The compromising position between absolute monarchy and republic, which Locke defended, were supported by real political conditions, and soon historical backup came when the parliamentary elections were won by the bourgeois block. In his theory, he concretizes this position as the theory of division of the authority. According to principle of differentiation of prerogatives, supreme power, the legislation belongs to bourgeois parliament that decides according to ‘the will of the majority’. This ‘will’ fixes the bourgeois understanding of freedom of worship, speech, press, assemblies, and certainly, the private property. The executive power includes to itself judicial, military, and federal, and is transferred to the cabinet, and only partially to the king.

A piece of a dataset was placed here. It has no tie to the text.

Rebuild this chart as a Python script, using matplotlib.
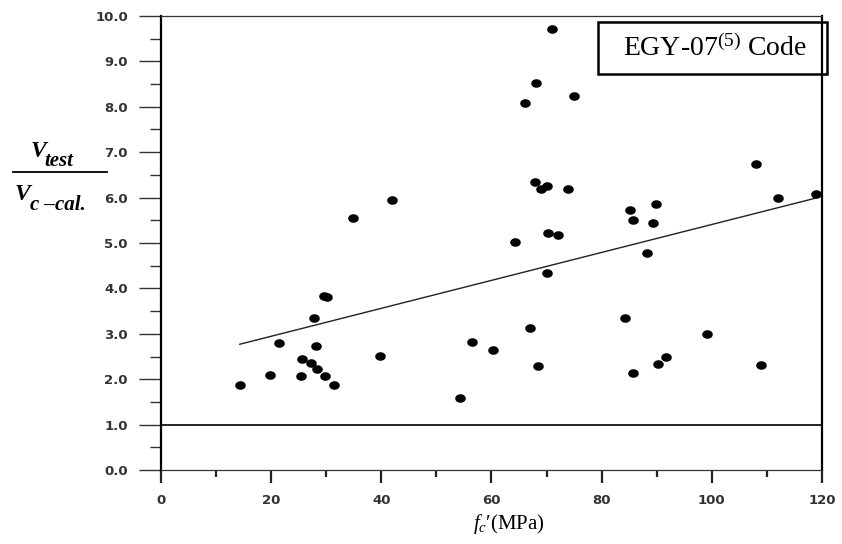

All these powers are precisely defined and adjusted by laws, strictly supervised by parliament. Locke also acknowledges the federative, which is responsible for representing the commonwealth in foreign countries.
Locke’s theory of knowledge and social philosophy has rendered deep influence on history of culture and a society, in particular on development of the American constitution. He is considered as the founder of the liberalist views, and the basic theorists of a democratic state system. His ideal is English constitutional monarchy, in which there is balance of interests of the person, and the government. Locke does a great job by putting the people over the government, and making them the creators of the latter. The way in which people can disobey the rules is still a question, but their right to revolt is absolutely justified, from the author’s perspective. By making the society be more important than the government in his theory, Locke actually writes one of the first amendments of the constitution stating that the Supreme power is the people and all the power belongs to it. Formation of the checks and balances through differentiating the executive and legislative power just proves how crucial it is in modern world, where every country tries to maintain the balance.